|
Brazilian
Coffee
This map is from the BSCA
website, www.bsca.com.br/indiceus.html
Brazil grows more coffee than any other
country in the world, in a bewildering array of microclimates and
regions, with a wide variety of Arabica and Robusta subspecies. The
Robusta (known as Conillon) is a minor crop, which I have heard of
but never tasted. The Arabica is by far the major export crop; the
most common bean seen in Australia is the "Strictly soft cup screen
17/18 Natural Santos". At an educated guess this would form the
basis of about 90% of all the espresso blends sold in
Australia.
The best description of the vast bulk of
this coffee is "Bland". Grown and harvested by mechanical means,
prepared and dried using continuous processing, treated as a
commodity item. It has no major distinguishing characteristics, and
no serious faults, it tastes like a mild, low acid, low body coffee
when brewed normally and makes a pleasantly sweet espresso with a
healthy crema.
It is also called Brazil Bourbon Santos,
signifying originally that the Arabica cultivars were from the
island of Reunion and the coffee was shipped from the port at
Santos. Other coffee shipped from Rio is known as Rio-y, signifying
that it has a horrible metallic Iodine like taste and smell.

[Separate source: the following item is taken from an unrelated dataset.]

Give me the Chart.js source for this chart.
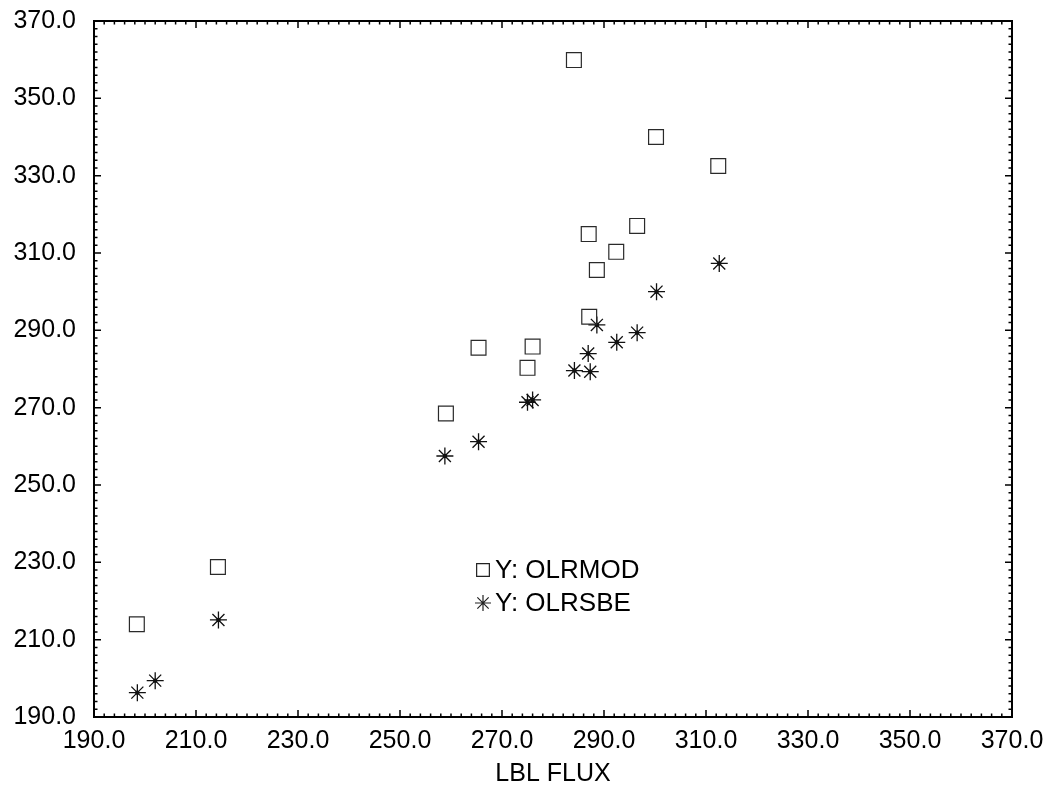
<!DOCTYPE html>
<html>
<head>
<meta charset="utf-8">
<script src="https://cdn.jsdelivr.net/npm/chart.js@4/dist/chart.umd.min.js"></script>
<style>
  body { margin: 0; background: #fff; }
  #wrap { width: 1055px; height: 789px; }
</style>
</head>
<body>
<div id="wrap"><canvas id="myChart" width="1055" height="789"></canvas></div>
<script>
// values
const lblFluxMod = [198.4, 214.3, 259.0, 265.4, 275.0, 276.0, 284.1, 287.0, 287.1, 288.6, 292.4, 296.5, 300.2, 312.4];
const olrMod     = [214.0, 228.8, 268.5, 285.5, 280.3, 285.8, 359.9, 314.9, 293.5, 305.6, 310.3, 317.0, 340.0, 332.5];

const lblFluxSbe = [198.5, 202.0, 214.4, 258.8, 265.4, 275.0, 276.0, 284.2, 286.9, 287.3, 288.6, 292.5, 296.5, 300.3, 312.6];
const olrSbe     = [196.3, 199.4, 215.1, 257.5, 261.2, 271.4, 272.0, 279.6, 284.0, 279.3, 291.4, 286.9, 289.4, 300.0, 307.3];

const axisMin = 190, axisMax = 370, majorStep = 20, minorStep = 2;
const seriesNames = ['Y: OLRMOD', 'Y: OLRSBE'];
const xTitle = 'LBL FLUX';

const font = "'Liberation Sans', Arial, Helvetica, sans-serif";

function toPoints(xs, ys) {
    return xs.map((x, i) => ({ x: x, y: ys[i] }));
}

function isMajor(v) {
    return Math.abs(((v - axisMin) / majorStep) - Math.round((v - axisMin) / majorStep)) < 1e-6;
}

function tickLabel(v) {
    return isMajor(v) ? Number(v).toFixed(1) : '';
}

// frame + inward ticks on all four sides
const framePlugin = {
    id: 'frame',
    afterDraw(chart) {
        const ctx = chart.ctx;
        const a = chart.chartArea;
        const xs = chart.scales.x, ys = chart.scales.y;
        ctx.save();
        ctx.strokeStyle = '#000';
        ctx.lineWidth = 1.5;
        ctx.beginPath();
        xs.ticks.forEach(t => {
            const px = xs.getPixelForValue(t.value);
            const len = isMajor(t.value) ? 7 : 3.5;
            ctx.moveTo(px, a.bottom); ctx.lineTo(px, a.bottom - len);
            ctx.moveTo(px, a.top); ctx.lineTo(px, a.top + len);
        });
        ys.ticks.forEach(t => {
            const py = ys.getPixelForValue(t.value);
            const len = isMajor(t.value) ? 7 : 3.5;
            ctx.moveTo(a.left, py); ctx.lineTo(a.left + len, py);
            ctx.moveTo(a.right, py); ctx.lineTo(a.right - len, py);
        });
        ctx.stroke();
        ctx.lineWidth = 2;
        ctx.strokeRect(a.left, a.top, a.right - a.left, a.bottom - a.top);
        ctx.restore();
    }
};

// legend sitting inside the plot
const innerLegend = {
    id: 'innerLegend',
    afterDraw(chart) {
        const ctx = chart.ctx;
        const items = [
            { style: 'rect', radius: 9, y: 570 },
            { style: 'star', radius: 8, y: 603 }
        ];
        ctx.save();
        ctx.strokeStyle = '#222';
        ctx.lineWidth = 1.2;
        ctx.font = '26px ' + font;
        ctx.textBaseline = 'middle';
        items.forEach((it, i) => {
            ctx.fillStyle = 'rgba(0,0,0,0)';
            Chart.helpers.drawPoint(ctx, { pointStyle: it.style, radius: it.radius, borderWidth: 1.2, rotation: 0 }, 483, it.y);
            ctx.fillStyle = '#000';
            ctx.fillText(seriesNames[i], 495, it.y + 1);
        });
        ctx.restore();
    }
};

const ctx = document.getElementById('myChart').getContext('2d');
new Chart(ctx, {
    type: 'scatter',
    data: {
        datasets: [{
            label: seriesNames[0],
            data: toPoints(lblFluxMod, olrMod),
            pointStyle: 'rect',
            pointRadius: 10.5,
            pointHoverRadius: 10.5,
            borderColor: '#2a2a2a',
            backgroundColor: 'rgba(0,0,0,0)',
            borderWidth: 1.2
        }, {
            label: seriesNames[1],
            data: toPoints(lblFluxSbe, olrSbe),
            pointStyle: 'star',
            pointRadius: 8.5,
            pointHoverRadius: 8.5,
            borderColor: '#111',
            backgroundColor: '#111',
            borderWidth: 1.3
        }, {
            label: 'dots',
            data: toPoints(lblFluxSbe, olrSbe),
            pointStyle: 'circle',
            pointRadius: 2.2,
            borderWidth: 0,
            backgroundColor: '#000'
        }]
    },
    options: {
        responsive: false,
        animation: false,
        events: [],
        layout: { padding: { top: 21, right: 43, left: 0, bottom: 0 } },
        plugins: {
            legend: { display: false },
            tooltip: { enabled: false }
        },
        scales: {
            x: {
                type: 'linear',
                min: axisMin,
                max: axisMax,
                grid: { display: false },
                border: { display: false },
                ticks: {
                    stepSize: minorStep,
                    maxTicksLimit: 1000,
                    autoSkip: false,
                    maxRotation: 0,
                    padding: 1,
                    color: '#000',
                    font: { family: font, size: 25 },
                    callback: tickLabel
                },
                title: {
                    display: true,
                    text: xTitle,
                    color: '#000',
                    font: { family: font, size: 25 },
                    padding: { top: 0, bottom: 0 }
                },
                afterFit(scale) {
                    scale.height = 72;
                    scale.paddingLeft = 0;
                    scale.paddingRight = 0;
                }
            },
            y: {
                type: 'linear',
                min: axisMin,
                max: axisMax,
                grid: { display: false },
                border: { display: false },
                ticks: {
                    stepSize: minorStep,
                    maxTicksLimit: 1000,
                    autoSkip: false,
                    padding: 10,
                    color: '#000',
                    font: { family: font, size: 25 },
                    callback: tickLabel
                },
                afterFit(scale) {
                    scale.width = 94;
                    scale.paddingTop = 0;
                    scale.paddingBottom = 0;
                }
            }
        }
    },
    plugins: [framePlugin, innerLegend]
});
</script>
</body>
</html>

Surprisingly enough, this coffee is popular in Eastern European and
Middle Eastern countries.
In the last couple of years the
depressed world coffee prices have led to a reevaluation of the
"bulk commodity" strategy by the Brazilian industry, culminating in
the "Best of Brazil" competitions and internet auctions sponsored by
the Specialty Coffee Association of America (www.scaa.org)
and the Brazil Specialty Coffee Association ( www.bsca.com.br/indiceus.html) . These competitions attempt to search out the best
Brazilian coffees of a particular year, and then to ensure that they
are sold at a price commensurate with their quality. At the most
recent auction, this was on average 4 times the current market
price!
I have only tasted 3 of these
competition winners, and of the three I have extensive experience
with only one coffee, the Fazenda Lambari, 5th placegetter in the
first competition. This is from the Cerrado area of Minas Gerais. My
tasting notes read "Strong toasty aroma,
with malty overtones. Sweet initial flavour moderating into a
piquant acidity with a good rounded body. Lingering aftertaste with
a slightly bittersweet malty bite". This coffee was well balanced,
distinctive in flavour and aroma and left you wanting more, in all
respects a Specialty Coffee. In fact, I'd rate it in the top 10%
worldwide.
The sheer bulk quantity of the Brazilian
coffee harvest means that generalizations about the flavour can only
be a poor guide to what you will get in your cup, but I find that if
someone cares about the coffee enough to put the name and logo of
the plantation on the bag, it will be "better than average". In some
cases it will be MUCH better than average, and here I would say that
coffees from any of the plantations which appear in the "Best of
Brazil" competitions are likely to be superior.